Task to carry out =>
Copy all the material that follows, keeping every character the same.

Data provided =>
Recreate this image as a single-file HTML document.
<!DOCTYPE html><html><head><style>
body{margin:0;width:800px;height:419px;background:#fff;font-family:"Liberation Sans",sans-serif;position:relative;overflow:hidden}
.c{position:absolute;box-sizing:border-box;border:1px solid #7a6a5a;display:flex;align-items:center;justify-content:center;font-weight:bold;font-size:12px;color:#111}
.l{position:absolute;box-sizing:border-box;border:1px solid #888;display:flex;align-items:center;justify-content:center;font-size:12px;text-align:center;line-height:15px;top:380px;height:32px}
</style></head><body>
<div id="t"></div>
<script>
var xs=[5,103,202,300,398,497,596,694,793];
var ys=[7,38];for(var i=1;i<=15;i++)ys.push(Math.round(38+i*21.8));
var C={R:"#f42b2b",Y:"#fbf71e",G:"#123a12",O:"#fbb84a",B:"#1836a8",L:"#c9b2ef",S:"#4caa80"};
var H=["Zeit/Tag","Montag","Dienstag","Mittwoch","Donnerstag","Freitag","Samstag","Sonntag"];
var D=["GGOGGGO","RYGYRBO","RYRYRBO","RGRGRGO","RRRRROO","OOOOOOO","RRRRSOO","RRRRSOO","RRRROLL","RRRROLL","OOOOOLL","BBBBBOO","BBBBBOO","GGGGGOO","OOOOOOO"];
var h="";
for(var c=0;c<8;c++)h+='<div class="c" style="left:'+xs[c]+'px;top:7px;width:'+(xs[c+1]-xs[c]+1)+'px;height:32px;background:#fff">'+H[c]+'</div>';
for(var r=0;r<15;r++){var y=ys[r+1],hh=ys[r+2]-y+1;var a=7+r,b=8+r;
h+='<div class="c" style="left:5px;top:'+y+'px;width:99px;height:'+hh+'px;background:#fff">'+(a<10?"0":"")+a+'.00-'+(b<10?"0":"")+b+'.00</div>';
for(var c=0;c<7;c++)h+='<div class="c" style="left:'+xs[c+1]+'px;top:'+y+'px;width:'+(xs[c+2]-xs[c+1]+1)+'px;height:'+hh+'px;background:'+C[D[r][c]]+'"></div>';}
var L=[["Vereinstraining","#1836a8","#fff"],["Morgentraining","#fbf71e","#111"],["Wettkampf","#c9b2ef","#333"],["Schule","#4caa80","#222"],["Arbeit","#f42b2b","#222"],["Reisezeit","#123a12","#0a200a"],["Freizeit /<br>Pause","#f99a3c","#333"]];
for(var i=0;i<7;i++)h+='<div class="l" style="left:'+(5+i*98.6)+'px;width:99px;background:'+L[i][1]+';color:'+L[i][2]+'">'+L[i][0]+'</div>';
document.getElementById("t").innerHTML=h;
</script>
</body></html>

Result below =>
Recreate this image as a single-file HTML document.
<!DOCTYPE html><html><head><style>
body{margin:0;width:800px;height:419px;background:#fff;font-family:"Liberation Sans",sans-serif;position:relative;overflow:hidden}
.c{position:absolute;box-sizing:border-box;border:1px solid #7a6a5a;display:flex;align-items:center;justify-content:center;font-weight:bold;font-size:12px;color:#111}
.l{position:absolute;box-sizing:border-box;border:1px solid #888;display:flex;align-items:center;justify-content:center;font-size:12px;text-align:center;line-height:15px;top:380px;height:32px}
</style></head><body>
<div id="t"></div>
<script>
var xs=[5,103,202,300,398,497,596,694,793];
var ys=[7,38];for(var i=1;i<=15;i++)ys.push(Math.round(38+i*21.8));
var C={R:"#f42b2b",Y:"#fbf71e",G:"#123a12",O:"#fbb84a",B:"#1836a8",L:"#c9b2ef",S:"#4caa80"};
var H=["Zeit/Tag","Montag","Dienstag","Mittwoch","Donnerstag","Freitag","Samstag","Sonntag"];
var D=["GGOGGGO","RYGYRBO","RYRYRBO","RGRGRGO","RRRRROO","OOOOOOO","RRRRSOO","RRRRSOO","RRRROLL","RRRROLL","OOOOOLL","BBBBBOO","BBBBBOO","GGGGGOO","OOOOOOO"];
var h="";
for(var c=0;c<8;c++)h+='<div class="c" style="left:'+xs[c]+'px;top:7px;width:'+(xs[c+1]-xs[c]+1)+'px;height:32px;background:#fff">'+H[c]+'</div>';
for(var r=0;r<15;r++){var y=ys[r+1],hh=ys[r+2]-y+1;var a=7+r,b=8+r;
h+='<div class="c" style="left:5px;top:'+y+'px;width:99px;height:'+hh+'px;background:#fff">'+(a<10?"0":"")+a+'.00-'+(b<10?"0":"")+b+'.00</div>';
for(var c=0;c<7;c++)h+='<div class="c" style="left:'+xs[c+1]+'px;top:'+y+'px;width:'+(xs[c+2]-xs[c+1]+1)+'px;height:'+hh+'px;background:'+C[D[r][c]]+'"></div>';}
var L=[["Vereinstraining","#1836a8","#fff"],["Morgentraining","#fbf71e","#111"],["Wettkampf","#c9b2ef","#333"],["Schule","#4caa80","#222"],["Arbeit","#f42b2b","#222"],["Reisezeit","#123a12","#0a200a"],["Freizeit /<br>Pause","#f99a3c","#333"]];
for(var i=0;i<7;i++)h+='<div class="l" style="left:'+(5+i*98.6)+'px;width:99px;background:'+L[i][1]+';color:'+L[i][2]+'">'+L[i][0]+'</div>';
document.getElementById("t").innerHTML=h;
</script>
</body></html>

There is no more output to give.